His talent is in reducing the big issues to petty games, with the comedy flowing freely from his cheeky banter with weary officialdom and his increasingly inventive and audacious ways of pulling one over on them. This is the Mark Thomas known to Channel 4 viewers, the guerrilla comic pulling stunts to make political points. ‘Department Of Trade And Industry Export Credits Guarantee Department? You’ve been Punk’d...’

But when it comes to the arms trade, his approach is considerably more mature. Although he uses his background to set up front companies to snare dealers operating beyond the law, this time he does it more or less by the book. He successfully applies for permission to cover a London weapons fair for research; he calls the authorities to report breaches of the law; he gives evidence to a Commons select committee. Thomas is now plays by the rules – at least sometimes – and getting concrete results where his TV stunts would only irritate.

This maturity extends to people he would once have vilified. He finds some sympathy for the police, for the posh-boy ex-Army minder accompanying him around the defence fair, even for an arms dealer – and, even more inconceivably for such a dyed-in-the-wool leftie – a Tory MP. In doing so, he depicts them human, rather than two-dimensional monsters.

It’s playing to his forte: as a storyteller of wit and complexity. He may be flirting with a hideous industry of death and torture, but he treats it so casually as not to come over too preachy. Instead, he paints the trade not as sinister – though the undercurrent is always there – but as truly bizarre. It’s a world where arms dealers are tempted with sweeties, scantily clad girls flaunt machine guns, and where inflatable tanks and squeezy toy hand grenades are all part of the business.

Some of Thomas’s tales take a lot of explaining, and a bit of soapboxing while we’re at it, and it’s here where the laughs dry up. But it’s testament to his talents as a performer that the audience remain enraptured, even during the more torturous set-ups.

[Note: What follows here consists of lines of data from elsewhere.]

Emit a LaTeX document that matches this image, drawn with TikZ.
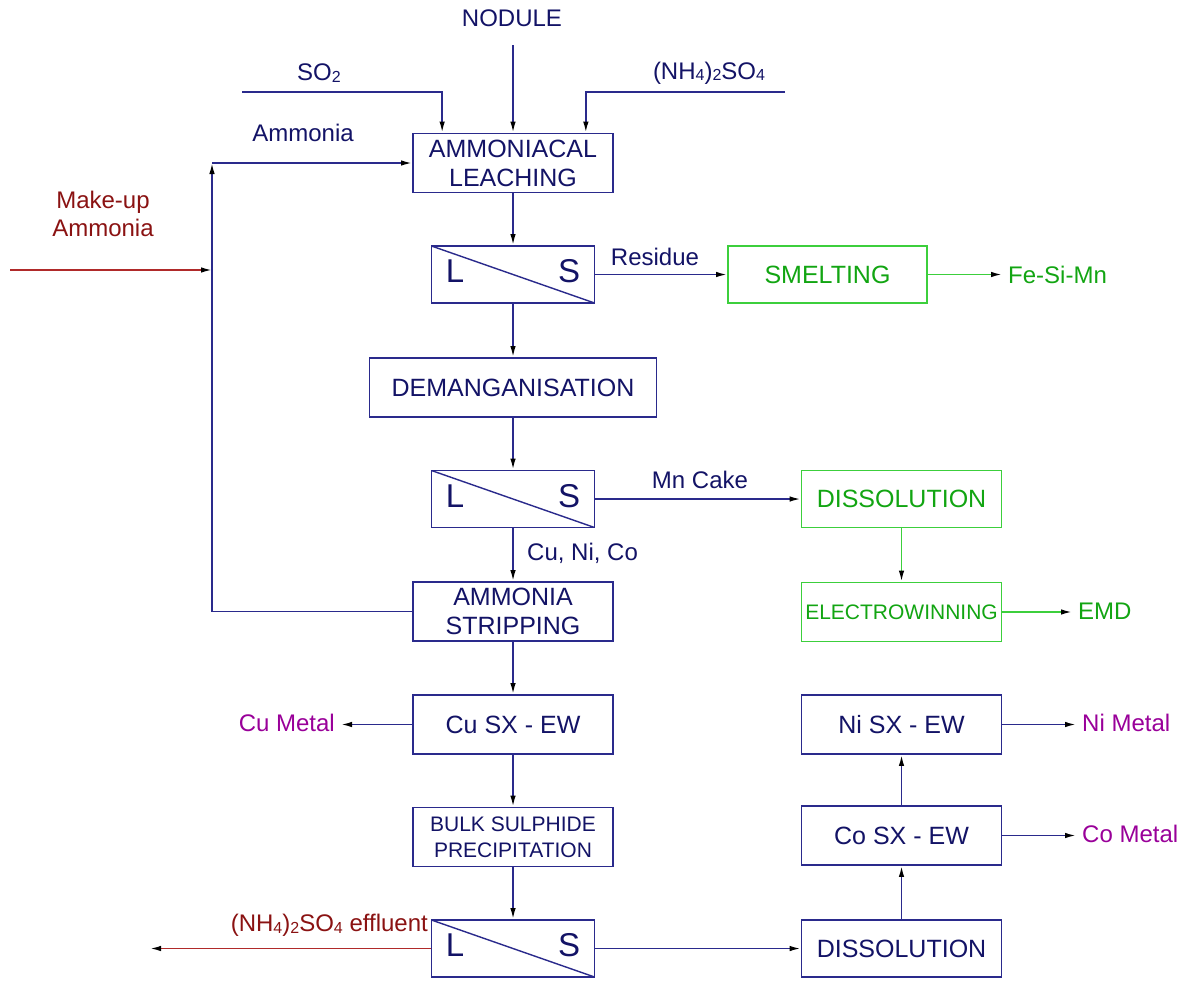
\documentclass[tikz,border=0pt]{standalone}
\usepackage{fontspec}
\setmainfont{Liberation Sans}
\usetikzlibrary{arrows.meta}

\definecolor{navyline}{HTML}{2A2A8C}
\definecolor{navytext}{HTML}{131366}
\definecolor{greenline}{HTML}{3CCF3C}
\definecolor{greentext}{HTML}{12A512}
\definecolor{redline}{HTML}{B02A2A}
\definecolor{redtext}{HTML}{8A1212}
\definecolor{metaltext}{HTML}{990099}

% small digits sitting on the baseline, as in chemical formulae
\newcommand{\lowsub}[1]{\raisebox{-1.5pt}{\fontsize{16}{16}\selectfont #1}}

\begin{document}
\begin{tikzpicture}[x=1pt,y=-1pt,
  >={Latex[length=11pt,width=5.5pt,color=black]},
  flow/.style={draw=navyline,line width=1.7pt,->},
  gflow/.style={draw=greenline,line width=1.7pt,->},
  rflow/.style={draw=redline,line width=1.7pt,->},
  unit/.style={draw=navyline,line width=1.7pt,fill=white,text=navytext,
    minimum width=200pt,minimum height=59pt,align=center,inner sep=0pt,
    font=\fontsize{25}{29}\selectfont},
  gunit/.style={unit,draw=greenline,text=greentext},
  sepbox/.style={draw=navyline,line width=1.7pt,fill=white,
    minimum width=163pt,minimum height=57pt,inner sep=0pt,
    path picture={\draw[navyline,line width=1.4pt]
      (path picture bounding box.north west) -- (path picture bounding box.south east);}},
  lsmark/.style={text=navytext,font=\fontsize{33}{33}\selectfont,inner sep=0pt},
  lbl/.style={text=navytext,font=\fontsize{24}{28}\selectfont,inner sep=0pt,align=center},
  glbl/.style={lbl,text=greentext},
  rlbl/.style={lbl,text=redtext},
  mlbl/.style={lbl,text=metaltext},
]
\useasboundingbox (0,0) rectangle (1185,980);

% ---------- main leaching line ----------
\node[unit] (leach) at (513,163) {AMMONIACAL\\LEACHING};
\node[sepbox] (sepA) at (513,274.5) {};
\node[unit,minimum width=287pt] (deman) at (513,387.5) {DEMANGANISATION};
\node[sepbox] (sepB) at (513,499) {};
\node[unit] (strip) at (513,611.5) {AMMONIA\\STRIPPING};
\node[unit] (cusx) at (513,724.5) {Cu SX - EW};
\node[unit,font=\fontsize{21}{26}\selectfont] (bulk) at (513,837) {BULK SULPHIDE\\PRECIPITATION};
\node[sepbox] (sepC) at (513,948.5) {};

% L / S marks of the solid-liquid separators
\foreach \s in {sepA,sepB,sepC}{
  \node[lsmark,anchor=west] (\s L) at ([xshift=15pt,yshift=3pt]\s.west) {L};
  \node[lsmark,anchor=east] (\s S) at ([xshift=-15pt,yshift=3pt]\s.east) {S};
}

% ---------- manganese branch ----------
\node[gunit,minimum width=199pt,minimum height=57pt] (smelt) at (827.5,274.5) {SMELTING};
\node[gunit,minimum height=57pt] (dissA) at (901.5,499) {DISSOLUTION};
\node[gunit,font=\fontsize{21}{25}\selectfont] (elec) at (901.5,612) {ELECTROWINNING};

% ---------- nickel / cobalt branch ----------
\node[unit,minimum height=57pt] (dissB) at (901.5,948.5) {DISSOLUTION};
\node[unit] (cosx) at (901.5,835.5) {Co SX - EW};
\node[unit] (nisx) at (901.5,724.5) {Ni SX - EW};

% ---------- feeds ----------
\node[lbl] (nodule) at (512,18) {NODULE};
\node[lbl] (so2) at (319,73) {SO\lowsub{2}};
\node[lbl] (amsulf) at (709,73) {(NH\lowsub{4})\lowsub{2}SO\lowsub{4}};
\node[lbl] (ammonia) at (303,133) {Ammonia};
\node[rlbl] (makeup) at (103,214) {Make-up\\Ammonia};

\coordinate (nodin) at (513,45);
\coordinate (so2start) at (242,92);
\coordinate (nhstart) at (785,92);
\coordinate (loopcorner) at (212,163);
\coordinate (mustart) at (10,270);
\coordinate (mujoin) at (212,270);

\draw[flow] (nodin) -- (leach.north);
\draw[flow] (so2start) -| ([xshift=30pt]leach.north west);
\draw[flow] (nhstart) -| ([xshift=-28pt]leach.north east);
\draw[rflow] (mustart) -- (mujoin);
\draw[flow] (strip.west) -| (loopcorner);
\draw[flow] (loopcorner) -- (leach.west);

% ---------- main line flow ----------
\draw[flow] (leach.south) -- (sepA.north);
\draw[flow] (sepA.south) -- (deman.north);
\draw[flow] (deman.south) -- (sepB.north);
\draw[flow] (sepB.south) -- (strip.north);
\draw[flow] (strip.south) -- (cusx.north);
\draw[flow] (cusx.south) -- (bulk.north);
\draw[flow] (bulk.south) -- (sepC.north);

\node[lbl,anchor=west] (cunico) at (527,553) {Cu, Ni, Co};

% residue to smelting
\node[lbl] (residue) at (655,257) {Residue};
\draw[flow] (sepA.east) -- (smelt.west);
\node[glbl,anchor=west] (fesimn) at (1008,275) {Fe-Si-Mn};
\draw[gflow,shorten >=6pt] (smelt.east) -- (smelt.east -| fesimn.west);

% manganese cake
\node[lbl] (mncake) at (700,480) {Mn Cake};
\draw[flow] (sepB.east) -- (dissA.west);
\draw[gflow] (dissA.south) -- (elec.north);
\node[glbl,anchor=west] (emd) at (1078,611) {EMD};
\draw[gflow,shorten >=6pt] (elec.east) -- (elec.east -| emd.west);

% copper product
\node[mlbl,anchor=east] (cumetal) at (335,723) {Cu Metal};
\draw[flow,shorten >=6pt] (cusx.west) -- (cusx.west -| cumetal.east);

% sulphide separation
\coordinate (effout) at (150,948.5);
\draw[rflow] (sepC.west) -- (effout);
\node[rlbl,anchor=south east] (effluent) at (428,937) {(NH\lowsub{4})\lowsub{2}SO\lowsub{4} effluent};
\draw[flow] (sepC.east) -- (dissB.west);
\draw[flow] (dissB.north) -- (cosx.south);
\draw[flow] (cosx.north) -- (nisx.south);

\node[mlbl,anchor=west] (nimetal) at (1082,723) {Ni Metal};
\draw[flow,shorten >=6pt] (nisx.east) -- (nisx.east -| nimetal.west);
\node[mlbl,anchor=west] (cometal) at (1082,834) {Co Metal};
\draw[flow,shorten >=6pt] (cosx.east) -- (cosx.east -| cometal.west);
\end{tikzpicture}
\end{document}
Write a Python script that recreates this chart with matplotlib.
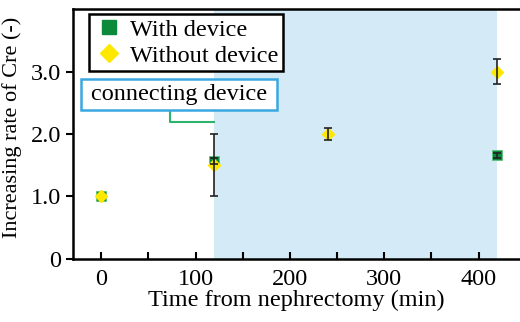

The most convoluted of these involves the Hinduja Brothers, of Millennium Dome infamy, and a deal to export trucks to Sudan for use by the brutal militia. To be honest, if not exactly ethical, it’s harder to get as excited by a convoluted illegal export of lorries as it is cluster bombs, landmines or electo-shock batons, and it’s here some momentum ebbs from the show. But you can understand how Thomas, whose report on the topic for Newsnight was spiked amid an avalanche of legal threats, wants to get his story told.

Yet we all listen, and will him to succeed – even though a good proportion of the audience don’t look like the type you’d normally associate with political activism. He might be preaching to the sympathetic, but not to the converted.

What’s more, he convinces that, with time and effort, ordinary people can make a difference to laws, and bring those who flaunt them to account. As such, he’s the ideal eloquent, well-informed spokesman for campaigners who tend to be portrayed as naïve, ineffectual crusties.

Comedian? Activist? Investigative journalist? All three. But above all, Thomas is an inspiration.